To be perfectly honest, not a lot happened in the second season premiere of ABC’s V this week. After the huge developments and cliffhanger last spring, it was a remarkably tame episode. Not one person died or had their life really even threatened. No shots were fired; nothing blew up. The worst thing that happened was when Tyler (Logan Huffman) got a little bump on the head during a would-be riot, which quickly calmed down. That doesn’t mean it was a bad episode, but I honestly expected more excitement.
Anna (Morena Baccarin) continues to battle human emotion, sparked when Erica (Elizabeth Mitchell) destroyed all of her solider eggs in the season finale. Some of the ships’ captains, and especially Marcus (Christopher Shyer), seem to have noticed the slip, though Anna denied the feelings were real or had a significant impact on her. What I find curious is, if Anna is so easily affected, why doesn’t she suspect more of her people are? The whole 5th Column came about because Visitors started to sympathize with humans. Now that Anna has seen just how easy it is to lose control, she shouldn’t be asking how some of her people did the same, but why didn’t more of them? In fact, she doesn’t ever have even appeared to consider seriously that her daughter, Lisa (Laura Vandervoort), is more than just play acting her relationship with Tyler.
That is merely one of the plot holes in the series. Plot holes are probably the number one mistake V makes. The acting is good, even Vandervoort, one of the best on V, whom I found lousy on Smallville. The special effects look fantastic. The drama builds just fine. Real action and danger play out wonderfully. But then there are these major aspects that just don’t make sense. Let’s look at more examples.
Chad (Scott Wolf) has decided to join the human resistance against the Visitors. Sure, Jack (Joel Gretsch) is hesitant to let Chad know too much about the secret group, but he is given membership by the end of the episode. Besides that, Chad ignored plenty of evidence right in front of his face before, but seeing a human get pricked with some needles, and interviewing a few more who went through the same thing, but not even finding out why the Visitors were doing the pricking, swayed him? Based on his character as shown up til now, he should have asked Anna what the purpose of the pricks were, and if he couldn’t get to her, assumed that they were something helpful. I didn’t see a great reason for his sudden change of heart.
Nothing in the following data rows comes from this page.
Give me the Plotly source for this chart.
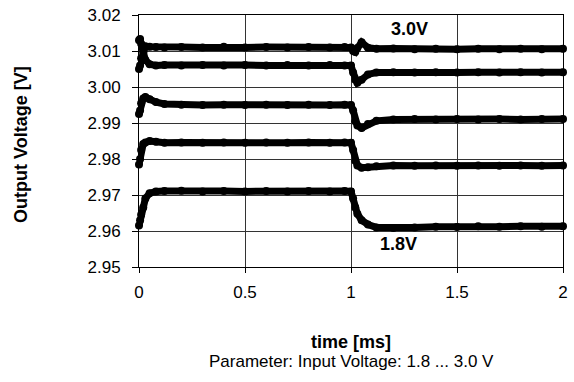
import plotly.graph_objects as go

time_ms = [0, 0.005, 0.01, 0.02, 0.03, 0.05, 0.08, 0.12, 0.2, 0.3, 0.4, 0.5, 0.6, 0.7, 0.8, 0.9, 0.97,
           1.0, 1.01, 1.02, 1.03, 1.05, 1.08, 1.12, 1.2, 1.3, 1.4, 1.5, 1.6, 1.7, 1.8, 1.9, 2.0]

v_a = [3.0050, 3.0060, 3.0080, 3.0105, 3.0113, 3.0112, 3.0111, 3.0110, 3.0111, 3.0110, 3.0112, 3.0110,
       3.0111, 3.0110, 3.0111, 3.0110, 3.0111,
       3.0110, 3.0100, 3.0097, 3.0108, 3.0124, 3.0109, 3.0106, 3.0107, 3.0105, 3.0106, 3.0105, 3.0106,
       3.0105, 3.0106, 3.0105, 3.0106]
v_b = [3.0130, 3.0133, 3.0120, 3.0095, 3.0075, 3.0063, 3.0060, 3.0061, 3.0060, 3.0061, 3.0060, 3.0061,
       3.0060, 3.0061, 3.0060, 3.0061, 3.0060,
       3.0060, 3.0040, 3.0020, 3.0012, 3.0020, 3.0035, 3.0040, 3.0041, 3.0040, 3.0041, 3.0040, 3.0041,
       3.0040, 3.0041, 3.0040, 3.0041]
v_c = [2.9925, 2.9935, 2.9955, 2.9968, 2.9972, 2.9966, 2.9958, 2.9953, 2.9951, 2.9950, 2.9951, 2.9950,
       2.9951, 2.9950, 2.9951, 2.9950, 2.9951,
       2.9950, 2.9935, 2.9905, 2.9893, 2.9886, 2.9897, 2.9906, 2.9910, 2.9911, 2.9910, 2.9911, 2.9910,
       2.9911, 2.9910, 2.9911, 2.9911]
v_d = [2.9785, 2.9800, 2.9825, 2.9842, 2.9846, 2.9850, 2.9848, 2.9845, 2.9846, 2.9845, 2.9846, 2.9845,
       2.9846, 2.9845, 2.9846, 2.9845, 2.9846,
       2.9845, 2.9825, 2.9795, 2.9782, 2.9776, 2.9777, 2.9780, 2.9782, 2.9781, 2.9782, 2.9781, 2.9782,
       2.9781, 2.9782, 2.9781, 2.9782]
v_e = [2.9615, 2.9630, 2.9645, 2.9665, 2.9690, 2.9705, 2.9710, 2.9711, 2.9712, 2.9710, 2.9711, 2.9710,
       2.9711, 2.9710, 2.9711, 2.9710, 2.9711,
       2.9710, 2.9690, 2.9665, 2.9648, 2.9630, 2.9618, 2.9610, 2.9608, 2.9610, 2.9612, 2.9611, 2.9613,
       2.9612, 2.9613, 2.9612, 2.9613]

series = [v_a, v_b, v_c, v_d, v_e]

x_ticks = [0, 0.5, 1, 1.5, 2]
x_tick_labels = ["0", "0.5", "1", "1.5", "2"]
y_ticks = [2.95, 2.96, 2.97, 2.98, 2.99, 3.00, 3.01, 3.02]
y_tick_labels = ["2.95", "2.96", "2.97", "2.98", "2.99", "3.00", "3.01", "3.02"]

FONT = "Liberation Sans, Arial, sans-serif"

fig = go.Figure()
for vals in series:
    fig.add_trace(go.Scatter(
        x=time_ms, y=vals, mode="lines+markers",
        line=dict(color="black", width=7),
        marker=dict(color="black", size=8),
        showlegend=False, hoverinfo="skip", cliponaxis=False,
    ))

fig.update_layout(
    width=574, height=382,
    margin=dict(l=139, r=6, t=15, b=115),
    paper_bgcolor="white", plot_bgcolor="white",
    font=dict(family=FONT, size=17, color="black"),
    xaxis=dict(range=[0, 2], tickvals=x_ticks, ticktext=x_tick_labels,
               showgrid=True, gridcolor="#333", gridwidth=1,
               showline=True, linecolor="black", linewidth=1, mirror=True,
               ticks="outside", ticklen=5, tickcolor="black", zeroline=False,
               ticklabelstandoff=5, ticklabeloverflow="allow", tickfont=dict(size=17)),
    yaxis=dict(range=[2.95, 3.02], tickvals=y_ticks, ticktext=y_tick_labels,
               showgrid=True, gridcolor="#333", gridwidth=1,
               showline=True, linecolor="black", linewidth=1, mirror=True,
               ticks="outside", ticklen=6, tickcolor="black", zeroline=False,
               ticklabelstandoff=8, tickfont=dict(size=17)),
    annotations=[
        dict(text="<b>3.0V</b>", x=1.274, y=3.0162, xref="x", yref="y",
             showarrow=False, font=dict(size=18, family=FONT)),
        dict(text="<b>1.8V</b>", x=1.225, y=2.9565, xref="x", yref="y",
             showarrow=False, font=dict(size=18, family=FONT)),
        dict(text="<b>time [ms]</b>", x=0.5, y=0, xref="paper", yref="paper",
             yanchor="middle", yshift=-75, showarrow=False, font=dict(size=18, family=FONT)),
        dict(text="Parameter: Input Voltage: 1.8 ... 3.0 V", x=0.5, y=0, xref="paper", yref="paper",
             yanchor="middle", yshift=-94, showarrow=False, font=dict(size=17, family=FONT)),
        dict(text="<b>Output Voltage [V]</b>", x=0, y=0.5, xref="paper", yref="paper",
             xanchor="center", yanchor="middle", xshift=-118, yshift=-4, textangle=-90,
             showarrow=False, font=dict(size=18, family=FONT)),
    ],
)

fig.write_html("out.html", config={"displayModeBar": False},
               post_script="document.body.style.margin='0';document.body.style.overflow='hidden';")
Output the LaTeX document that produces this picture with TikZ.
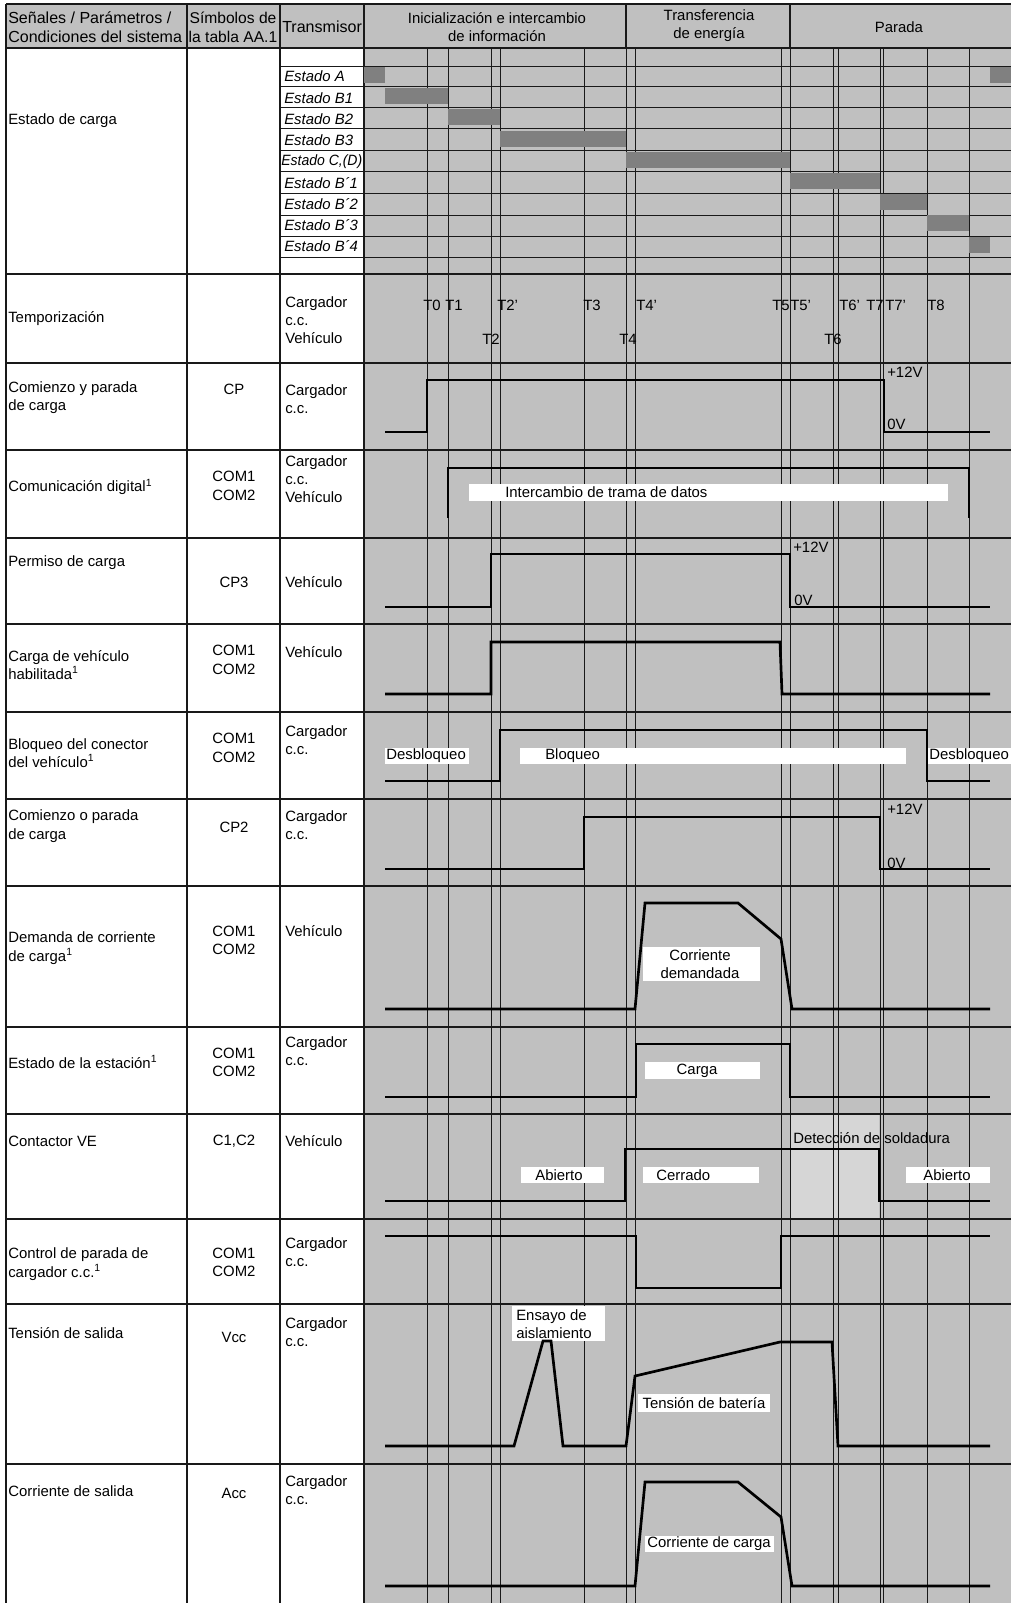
\documentclass[tikz,border=0pt]{standalone}
\usepackage{fontspec}
\setmainfont{Liberation Sans}
\usepackage{xcolor}
\usepackage{graphicx}
\usepackage{tikz}
\definecolor{panelgray}{RGB}{192,192,192}
\definecolor{stategray}{RGB}{128,128,128}
\definecolor{weldgray}{RGB}{214,214,214}
\definecolor{rulecolor}{RGB}{25,25,25}

\begin{document}
\begin{tikzpicture}[x=0.025cm,y=-0.025cm,
  font=\fontsize{10.6}{13}\selectfont,
  rowtext/.style={anchor=west,align=left,inner sep=0pt},
  symtext/.style={anchor=center,align=center,inner sep=0pt},
  headtext/.style={inner sep=0pt,font=\fontsize{11.4}{13.5}\selectfont},
  statetext/.style={anchor=west,inner sep=0pt,font=\fontsize{10.6}{13}\selectfont\itshape},
  tmark/.style={anchor=west,inner sep=0pt},
  wlabel/.style={inner sep=0pt,align=center},
  gridline/.style={draw=rulecolor,line width=0.6pt},
  frameline/.style={draw=rulecolor,line width=0.8pt},
  boldline/.style={draw=rulecolor,line width=1.3pt},
  signal/.style={draw=black,line width=1.9pt,line join=miter}
]
\useasboundingbox (0,0) rectangle (1011,1603);

% fondos
\fill[panelgray] (6,4) rectangle (1011,48);
\fill[panelgray] (364,48) rectangle (1011,1603);
\fill[weldgray] (791,1114) rectangle (879,1219);

% rejilla
\foreach \t in {427,448,491,500,584,626,635,781,790,833,838,880,883,927,969}
  \draw[gridline] (\t,48) -- (\t,1603);
\foreach \y in {66,86,107,128,150,171,193,215,236,257}
  \draw[gridline] (280,\y) -- (1011,\y);
\foreach \y in {363,450,538,624,712,799,886,1027,1114,1219,1304,1464}
  \draw[frameline] (6,\y) -- (1011,\y);
\draw[frameline] (6,4) -- (1011,4);
\draw[boldline] (6,48) -- (1011,48);
\draw[boldline] (6,274) -- (1011,274);
\foreach \x in {6,187,280,364}
  \draw[frameline] (\x,4) -- (\x,1603);
\draw[frameline] (626,4) -- (626,48);
\draw[frameline] (790,4) -- (790,48);

% estados
\foreach \r/\a/\b in {0/364/385,0/990/1011,1/385/448,2/448/500,3/500/626,4/626/790,5/790/880,6/880/927,7/927/969,8/969/990}
  \fill[stategray] (\a,{67+21.2*\r}) rectangle (\b,{83+21.2*\r});

% cuadros blancos
\fill[white] (469,484) rectangle (948,501);
\fill[white] (385,748) rectangle (469,764);
\fill[white] (520,748) rectangle (906,764);
\fill[white] (928,748) rectangle (1011,764);
\fill[white] (643,947) rectangle (760,981);
\fill[white] (645,1062) rectangle (760,1079);
\fill[white] (521,1167) rectangle (604,1183);
\fill[white] (643,1167) rectangle (759,1183);
\fill[white] (906,1167) rectangle (990,1183);
\fill[white] (512,1306) rectangle (605,1341);
\fill[white] (638,1394) rectangle (770,1412);
\fill[white] (645,1536) rectangle (774,1552);

% senales
\draw[signal] (385,432) -- (427,432) -- (427,380) -- (884,380) -- (884,432) -- (990,432);
\draw[signal] (448,518) -- (448,468) -- (969,468) -- (969,518);
\draw[signal] (385,607) -- (491,607) -- (491,554) -- (790,554) -- (790,607) -- (990,607);
\draw[signal] (385,694) -- (491,694) -- (491,642) -- (780,642) -- (782,694) -- (990,694);
\draw[signal] (385,781) -- (500,781) -- (500,730) -- (927,730) -- (927,781) -- (990,781);
\draw[signal] (385,869) -- (584,869) -- (584,817) -- (880,817) -- (880,869) -- (990,869);
\draw[signal] (385,1009) -- (635,1009) -- (645,903) -- (738,903) -- (781,939) -- (792,1009) -- (990,1009);
\draw[signal] (385,1097) -- (636,1097) -- (636,1044) -- (790,1044) -- (790,1097) -- (990,1097);
\draw[signal] (385,1201) -- (625,1201) -- (625,1149) -- (879,1149) -- (879,1201) -- (990,1201);
\draw[signal] (385,1236) -- (636,1236) -- (636,1288) -- (781,1288) -- (781,1236) -- (990,1236);
\draw[signal] (385,1446) -- (514,1446) -- (543,1341) -- (551,1341) -- (563,1446) -- (626,1446)
  -- (635,1376) -- (780,1342) -- (832,1342) -- (838,1446) -- (990,1446);
\draw[signal] (385,1586) -- (635,1586) -- (645,1482) -- (738,1482) -- (781,1517) -- (792,1586) -- (990,1586);

% cabecera
\node[headtext,anchor=west,align=left] (hsig) at (8,27) {Señales / Parámetros /\\Condiciones del sistema};
\node[headtext,align=center,font=\fontsize{11.1}{13.5}\selectfont] (hsym) at (233,27) {Símbolos de\\la tabla AA.1};
\node[headtext,anchor=west] (htx) at (282,27) {Transmisor};
\node[symtext] (hini) at (497,27) {Inicialización e intercambio\\de información};
\node[symtext] (htra) at (709,26) {Transferencia\\de energía};
\node[symtext] (hpar) at (899,27) {Parada};

% columna de senales
\node[rowtext] (c1) at (8,121) {Estado de carga};
\node[rowtext] (c2) at (8,319) {Temporización};
\node[rowtext] (c3) at (8,398) {Comienzo y parada\\de carga};
\node[rowtext] (c4) at (8,487) {Comunicación digital\textsuperscript{1}};
\node[rowtext] (c5) at (8,563) {Permiso de carga};
\node[rowtext] (c6) at (8,665) {Carga de vehículo\\habilitada\textsuperscript{1}};
\node[rowtext] (c7) at (8,753) {Bloqueo del conector\\del vehículo\textsuperscript{1}};
\node[rowtext] (c8) at (8,826) {Comienzo o parada\\de carga};
\node[rowtext] (c9) at (8,948) {Demanda de corriente\\de carga\textsuperscript{1}};
\node[rowtext] (c10) at (8,1062) {Estado de la estación\textsuperscript{1}};
\node[rowtext] (c11) at (8,1141) {Contactor VE};
\node[rowtext] (c12) at (8,1264) {Control de parada de\\cargador c.c.\textsuperscript{1}};
\node[rowtext] (c13) at (8,1333) {Tensión de salida};
\node[rowtext] (c14) at (8,1491) {Corriente de salida};

% simbolos
\node[symtext] (s3) at (234,389) {CP};
\node[symtext] (s4) at (234,486) {COM1\\COM2};
\node[symtext] (s5) at (234,582) {CP3};
\node[symtext] (s6) at (234,660) {COM1\\COM2};
\node[symtext] (s7) at (234,748) {COM1\\COM2};
\node[symtext] (s8) at (234,827) {CP2};
\node[symtext] (s9) at (234,940) {COM1\\COM2};
\node[symtext] (s10) at (234,1062) {COM1\\COM2};
\node[symtext] (s11) at (234,1141) {C1,C2};
\node[symtext] (s12) at (234,1262) {COM1\\COM2};
\node[symtext] (s13) at (234,1337) {Vcc};
\node[symtext] (s14) at (234,1493) {Acc};

% transmisor
\node[rowtext] (t2) at (285,320) {Cargador\\c.c.\\Vehículo};
\node[rowtext] (t3) at (285,399) {Cargador\\c.c.};
\node[rowtext] (t4) at (285,479) {Cargador\\c.c.\\Vehículo};
\node[rowtext] (t5) at (285,582) {Vehículo};
\node[rowtext] (t6) at (285,652) {Vehículo};
\node[rowtext] (t7) at (285,740) {Cargador\\c.c.};
\node[rowtext] (t8) at (285,825) {Cargador\\c.c.};
\node[rowtext] (t9) at (285,931) {Vehículo};
\node[rowtext] (t10) at (285,1051) {Cargador\\c.c.};
\node[rowtext] (t11) at (285,1141) {Vehículo};
\node[rowtext] (t12) at (285,1252) {Cargador\\c.c.};
\node[rowtext] (t13) at (285,1332) {Cargador\\c.c.};
\node[rowtext] (t14) at (285,1490) {Cargador\\c.c.};

% estados de carga
\foreach \i/\t in {0/Estado A,1/Estado B1,2/Estado B2,3/Estado B3,5/Estado B´1,6/Estado B´2,7/Estado B´3,8/Estado B´4}
  \node[statetext] (st\i) at (284,{76.6+21.2*\i}) {\t};
\node[statetext] (st4) at (281,161.4) {\scalebox{0.94}[1]{Estado C,(D)}};

% marcas de tiempo
\foreach \i/\x/\y/\t in {1/423/305/T0,2/445/305/T1,3/497/305/T2',4/583/305/T3,5/636/305/T4',
    6/772/305/T5,7/790/305/T5',8/839/305/T6',9/866/305/T7,10/885/305/T7',11/927/305/T8,
    12/482/339/T2,13/619/339/T4,14/824/339/T6}
  \node[tmark] (tm\i) at (\x,\y) {\t};

% rotulos de las senales
\node[rowtext] (v1) at (887,372) {+12V};
\node[rowtext] (v2) at (887,424) {0V};
\node[rowtext] (v3) at (793,547) {+12V};
\node[rowtext] (v4) at (794,600) {0V};
\node[rowtext] (v5) at (887,809) {+12V};
\node[rowtext] (v6) at (887,863) {0V};
\node[rowtext] (l1) at (505,492) {Intercambio de trama de datos};
\node[rowtext] (l2) at (386,756) {Desbloqueo};
\node[rowtext] (l3) at (545,756) {Bloqueo};
\node[rowtext] (l4) at (929,756) {Desbloqueo};
\node[wlabel] (l5) at (700,964) {Corriente\\demandada};
\node[wlabel] (l6) at (697,1071) {Carga};
\node[rowtext] (l7) at (793,1138) {Detección de soldadura};
\node[wlabel] (l8) at (559,1175) {Abierto};
\node[rowtext] (l9) at (656,1175) {Cerrado};
\node[wlabel] (l10) at (947,1175) {Abierto};
\node[rowtext] (l11) at (516,1324) {Ensayo de\\aislamiento};
\node[wlabel] (l12) at (704,1403) {Tensión de batería};
\node[wlabel] (l13) at (709,1544) {Corriente de carga};
\end{tikzpicture}
\end{document}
Why were the humans so forgiving of the Visitors about Red Sky and Red Rain? I understand that Anna gave an explanation that Red Rain was a gift to mankind, healing the damage we had done to the planet. Yep, that sounds nice. But once she says that, no one seems to remember that she spent four days refusing to engage with the humans and arousing suspicions. She shut down healing centers, and stopped shuttles. No one asked her to explain why she did that, they just took her word that Red Rain was good, and everything was fine. Why? How?
Lastly, I thought the twist of Anna letting Ryan (Morris Chestnut) go and keeping his baby so that she could control him, a major terrorist (from her perspective), down the road, was a good move. It was a nice story that made sense. But Hobbes (Charles Mesure) figured out Anna’s real motivation immediately, and no one paid him much attention when he pointed it out. Maybe they believed him, but just couldn’t see any way to get around Anna’s game. That would have been fine, if they took a moment to say that. Instead, viewers are left confused at why nobody cares Anna has a potential mole in their group.
The episode wasn’t all bad. Dr. Sidney Miller was introduced to the cast, as the 5th Column’s newest member. Though he wasn’t given a choice about membership, and despite his obvious hesitation to join up, he also didn’t argue much. Miller is played by Bret Harrison, who I thought hilarious on both The Loop and Reaper. I’m glad to see him get some more work, and hope he sticks around. The series would benefit from some of his brand of humor.
I’m not sure why I like V, given the obvious flaws that run rampant within the series. There is still something about it, perhaps the underdog fight to save the world, that is appealing. As I mentioned, perhaps it’s the actors themselves, who really commit to the material, even when it’s not up to par, which is often. For whatever reason, I hope V sticks around long enough to fix those issues. And given that the show is beginning season two just as screwed up as season one was, let’s hope the people making the show realize there are issues that need to be fixed.
V airs Tuesday nights at 9 p.m. on ABC.